Independence-variant LCS Manchester (LCS 14) entering service
The US Navy’s seventh Independence-variant littoral combat ship (LCS), USS Manchester (LCS 14), is entering service in a ceremony on Saturday, May 26, at the State Pier in Portsmouth, New Hampshire.
Vice Chief of Naval Operations Adm. William Moran will deliver the ceremony’s principal address. Sen. Jeanne Shaheen, senior United States Senator from New Hampshire, will serve as the ship’s sponsor. In a time-honored Navy tradition, she will give the order to, “man our ship and bring her to life!”
“The future USS Manchester is a modern marvel and an example of the increased capability that comes from a true partnership with the American industry,” said Secretary of the Navy Richard V. Spencer. “The ship honors the city of Manchester and the patriotic citizens of New Hampshire for their support to our military, and I cannot wait to see the amazing things the crew will accomplish.”
The future USS Manchester, designated LCS 14, is the twelfth littoral combat ship to enter the fleet and the seventh of the Independence-variant design. The ship is the second naval vessel to honor New Hampshire’s largest city. The first, a light cruiser, was commissioned Oct. 29, 1946. During nearly ten years of commissioned service, the ship completed numerous deployments, including three combat deployments in support of operations in the Korean conflict during which she earned nine battle stars. The ship was decommissioned June 27, 1956 and stricken from the Navy list April 1, 1960.
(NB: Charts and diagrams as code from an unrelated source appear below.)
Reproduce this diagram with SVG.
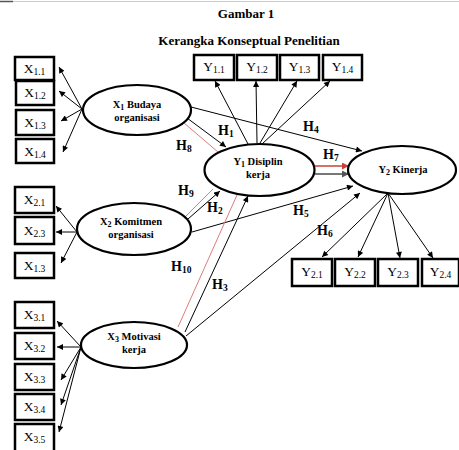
<svg xmlns="http://www.w3.org/2000/svg" width="459" height="450" viewBox="0 0 459 450">
<style>
text{font-family:"Liberation Serif","Times New Roman",serif;fill:#000}
.ttl{font-size:13px;font-weight:bold;text-anchor:middle}
.box rect{fill:#fff;stroke:#000;stroke-width:2.5}
.box text{font-size:13.5px;text-anchor:middle}
.sub{font-size:9.5px}
.ell ellipse{fill:#fff;stroke:#000;stroke-width:2.2}
.ell text{font-size:10.5px;font-weight:bold;text-anchor:middle}
.esub{font-size:8px}
.h{font-size:14px;font-weight:bold}
.hs{font-size:9.5px}
.c line{stroke:#000;stroke-width:1;fill:none}
.c line.a{marker-end:url(#ah)}
.c line.r{stroke:#e07b7b;stroke-width:1}
.c line.ra{stroke:#c9403a;stroke-width:1.6;marker-end:url(#ahr)}
.c line.ga{stroke:#777;stroke-width:2.2;marker-end:url(#ahg)}
</style>
<defs>
<marker id="ah" viewBox="0 0 10 10" refX="10" refY="5" markerWidth="7" markerHeight="6" markerUnits="userSpaceOnUse" orient="auto"><path d="M0,0L10,5L0,10z" fill="#000"/></marker>
<marker id="ahr" viewBox="0 0 10 10" refX="10" refY="5" markerWidth="8" markerHeight="7" markerUnits="userSpaceOnUse" orient="auto"><path d="M0,0L10,5L0,10z" fill="#c9403a"/></marker>
<marker id="ahg" viewBox="0 0 10 10" refX="10" refY="5" markerWidth="8" markerHeight="7" markerUnits="userSpaceOnUse" orient="auto"><path d="M0,0L10,5L0,10z" fill="#555"/></marker>
</defs>
<rect x="0" y="0" width="459" height="450" fill="#fff"/>
<line x1="0" y1="1.5" x2="459" y2="1.5" stroke="#ccc" stroke-width="1"/>
<line x1="0" y1="1.5" x2="13" y2="1.5" stroke="#555" stroke-width="1.5"/>
<text class="ttl" x="246" y="18">Gambar 1</text>
<text class="ttl" x="249" y="45">Kerangka Konseptual Penelitian</text>

<g id="connectors" class="c">
<!-- X1 indicators -->
<line class="a" x1="82" y1="109" x2="59" y2="67"/>
<line class="a" x1="82" y1="109" x2="59" y2="91"/>
<line class="a" x1="82" y1="109" x2="61" y2="121"/>
<line class="a" x1="82" y1="109" x2="63" y2="152"/>
<!-- X2 indicators -->
<line class="a" x1="77" y1="232" x2="56" y2="206"/>
<line class="a" x1="77" y1="232" x2="56" y2="232"/>
<line class="a" x1="77" y1="232" x2="61" y2="263"/>
<!-- X3 indicators -->
<line class="a" x1="81" y1="347" x2="57" y2="321"/>
<line class="a" x1="81" y1="347" x2="57" y2="347"/>
<line class="a" x1="81" y1="347" x2="61" y2="380"/>
<line class="a" x1="81" y1="347" x2="61" y2="405"/>
<line class="a" x1="81" y1="347" x2="59" y2="432"/>
<!-- Y1 indicators -->
<line class="a" x1="248" y1="144" x2="215" y2="81"/>
<line class="a" x1="257" y1="143" x2="256" y2="81"/>
<line class="a" x1="260" y1="143" x2="297" y2="81"/>
<line class="a" x1="262" y1="144" x2="330" y2="81"/>
<!-- Y2 indicators -->
<line class="a" x1="388" y1="193" x2="322" y2="257"/>
<line class="a" x1="388" y1="193" x2="358" y2="257"/>
<line class="a" x1="388" y1="193" x2="400" y2="258"/>
<line class="a" x1="388" y1="193" x2="433" y2="258"/>
<!-- structural paths -->
<line class="a" x1="187" y1="118" x2="226" y2="147"/>
<line class="r" x1="184" y1="123" x2="218" y2="152"/>
<line class="a" x1="191" y1="107" x2="362" y2="151"/>
<line class="a" x1="188" y1="219" x2="220" y2="191"/>
<line class="r" x1="185" y1="217" x2="213" y2="189"/>
<line class="a" x1="192" y1="232" x2="353" y2="186"/>
<line class="a" x1="185" y1="332" x2="248" y2="196"/>
<line class="r" x1="178" y1="327" x2="237" y2="195"/>
<line class="a" x1="186" y1="336" x2="360" y2="193"/>
<line class="ra" x1="315" y1="166" x2="349" y2="166"/>
<line class="ga" x1="315" y1="174" x2="349" y2="174"/>
</g>

<g id="X1" class="ell"><ellipse cx="137" cy="110" rx="54" ry="25"/><text x="137" y="108">X<tspan class="esub" dy="2">1</tspan><tspan dy="-2"> Budaya</tspan></text><text x="137" y="121">organisasi</text></g>
<g id="X2" class="ell"><ellipse cx="134" cy="229" rx="57" ry="26"/><text x="131" y="225">X<tspan class="esub" dy="2">2</tspan><tspan dy="-2"> Komitmen</tspan></text><text x="131" y="238">organisasi</text></g>
<g id="X3" class="ell"><ellipse cx="134" cy="345" rx="53" ry="23"/><text x="134" y="340">X<tspan class="esub" dy="2">3</tspan><tspan dy="-2"> Motivasi</tspan></text><text x="134" y="353">kerja</text></g>
<g id="Y1" class="ell"><ellipse cx="259.5" cy="170" rx="55" ry="26"/><text x="258" y="165">Y<tspan class="esub" dy="2">1</tspan><tspan dy="-2"> Disiplin</tspan></text><text x="258" y="178">kerja</text></g>
<g id="Y2" class="ell"><ellipse cx="402" cy="170" rx="54" ry="24"/><text x="403" y="173">Y<tspan class="esub" dy="2">2</tspan><tspan dy="-2"> Kinerja</tspan></text></g>

<g id="X1_1" class="box"><rect x="15" y="57" width="39" height="23"/><text x="34.5" y="73">X<tspan class="sub" dy="2">1.1</tspan></text></g>
<g id="X1_2" class="box"><rect x="16" y="81" width="38" height="24"/><text x="35" y="97">X<tspan class="sub" dy="2">1.2</tspan></text></g>
<g id="X1_3" class="box"><rect x="16" y="110" width="38" height="25"/><text x="35" y="127">X<tspan class="sub" dy="2">1.3</tspan></text></g>
<g id="X1_4" class="box"><rect x="16" y="139" width="38" height="24"/><text x="35" y="156">X<tspan class="sub" dy="2">1.4</tspan></text></g>

<g id="X2_1" class="box"><rect x="15" y="187" width="39" height="26"/><text x="34.5" y="204">X<tspan class="sub" dy="2">2.1</tspan></text></g>
<g id="X2_3" class="box"><rect x="15" y="217" width="39" height="27"/><text x="34.5" y="235">X<tspan class="sub" dy="2">2.3</tspan></text></g>
<g id="X1_3b" class="box"><rect x="15" y="253" width="39" height="25"/><text x="34.5" y="270">X<tspan class="sub" dy="2">1.3</tspan></text></g>

<g id="X3_1" class="box"><rect x="15" y="302" width="39" height="26"/><text x="34.5" y="319">X<tspan class="sub" dy="2">3.1</tspan></text></g>
<g id="X3_2" class="box"><rect x="15" y="333" width="39" height="26"/><text x="34.5" y="350">X<tspan class="sub" dy="2">3.2</tspan></text></g>
<g id="X3_3" class="box"><rect x="15" y="364" width="39" height="26"/><text x="34.5" y="381">X<tspan class="sub" dy="2">3.3</tspan></text></g>
<g id="X3_4" class="box"><rect x="15" y="394" width="39" height="26"/><text x="34.5" y="411">X<tspan class="sub" dy="2">3.4</tspan></text></g>
<g id="X3_5" class="box"><rect x="15" y="424" width="39" height="30"/><text x="34.5" y="441">X<tspan class="sub" dy="2">3.5</tspan></text></g>

<g id="Y1_1" class="box"><rect x="194" y="55" width="40" height="25"/><text x="214" y="71">Y<tspan class="sub" dy="2">1.1</tspan></text></g>
<g id="Y1_2" class="box"><rect x="237" y="55" width="40" height="25"/><text x="257" y="71">Y<tspan class="sub" dy="2">1.2</tspan></text></g>
<g id="Y1_3" class="box"><rect x="280" y="55" width="39" height="25"/><text x="299.5" y="71">Y<tspan class="sub" dy="2">1.3</tspan></text></g>
<g id="Y1_4" class="box"><rect x="323" y="55" width="39" height="25"/><text x="342.5" y="71">Y<tspan class="sub" dy="2">1.4</tspan></text></g>

<g id="Y2_1" class="box"><rect x="292" y="259" width="40" height="27"/><text x="312" y="276">Y<tspan class="sub" dy="2">2.1</tspan></text></g>
<g id="Y2_2" class="box"><rect x="335" y="259" width="40" height="27"/><text x="355" y="276">Y<tspan class="sub" dy="2">2.2</tspan></text></g>
<g id="Y2_3" class="box"><rect x="378" y="259" width="40" height="27"/><text x="398" y="276">Y<tspan class="sub" dy="2">2.3</tspan></text></g>
<g id="Y2_4" class="box"><rect x="422" y="259" width="37" height="27"/><text x="440.5" y="276">Y<tspan class="sub" dy="2">2.4</tspan></text></g>

<g id="labels">
<text class="h" x="218" y="135">H<tspan class="hs" dy="2">1</tspan></text>
<text class="h" x="303" y="131">H<tspan class="hs" dy="2">4</tspan></text>
<text class="h" x="176" y="150">H<tspan class="hs" dy="2">8</tspan></text>
<text class="h" x="323" y="159">H<tspan class="hs" dy="2">7</tspan></text>
<text class="h" x="178" y="195">H<tspan class="hs" dy="2">9</tspan></text>
<text class="h" x="207" y="212">H<tspan class="hs" dy="2">2</tspan></text>
<text class="h" x="293" y="215">H<tspan class="hs" dy="2">5</tspan></text>
<text class="h" x="317" y="235">H<tspan class="hs" dy="2">6</tspan></text>
<text class="h" x="171" y="271">H<tspan class="hs" dy="2">10</tspan></text>
<text class="h" x="212" y="289">H<tspan class="hs" dy="2">3</tspan></text>
</g>
</svg>
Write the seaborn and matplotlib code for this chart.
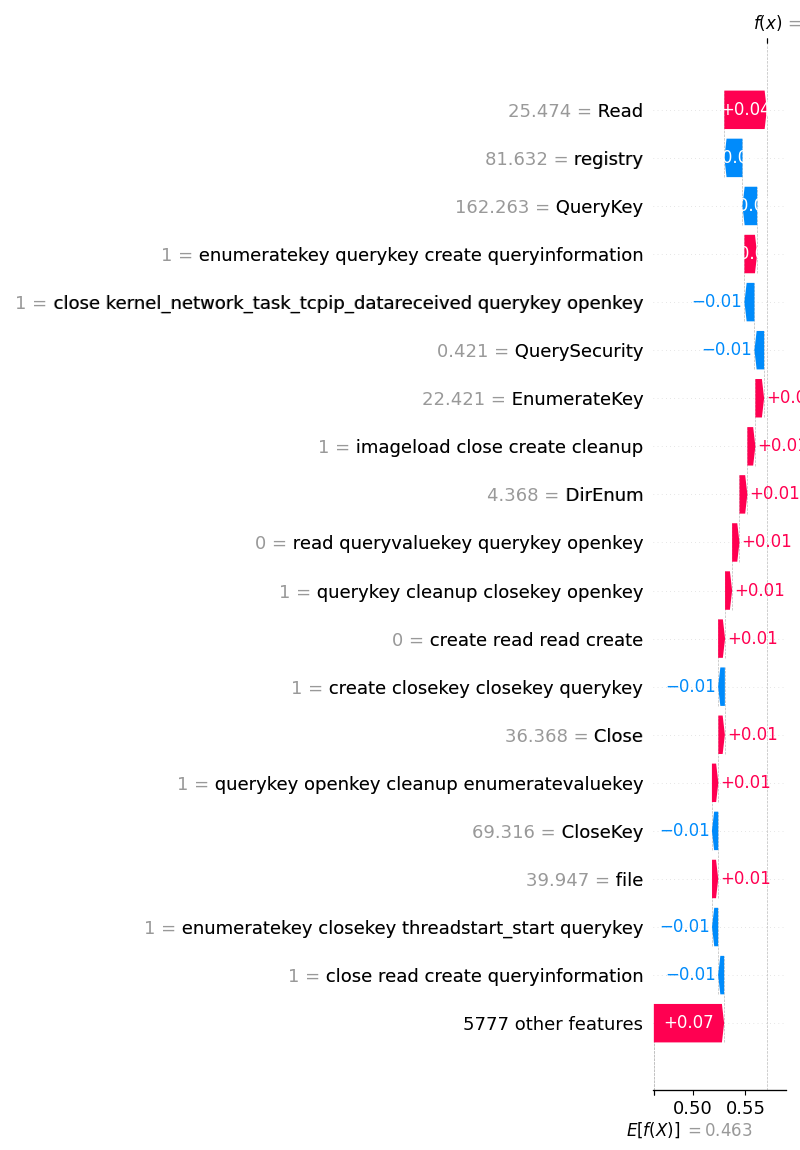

“Manchester will be the ninth LCS homeported in San Diego, continuing to advance our nation’s desire to grow our Fleet in capability and size to a 355-ship Navy,” said Capt. Matthew McGonigle, commander, Littoral Combat Ship Squadron ONE.
The LCS-class consists of the Freedom-variant and Independence-variant, designed and built by two industry teams. The Freedom-variant team is led by Lockheed Martin (for the odd-numbered ships). The Independence-variant team is led by Austal USA (for LCS 6 and follow-on even-numbered ships). Twenty-nine LCS ships have been awarded to date: 13 have been delivered to the Navy, another 13 are in various stages of construction and testing, and three are in pre-production states.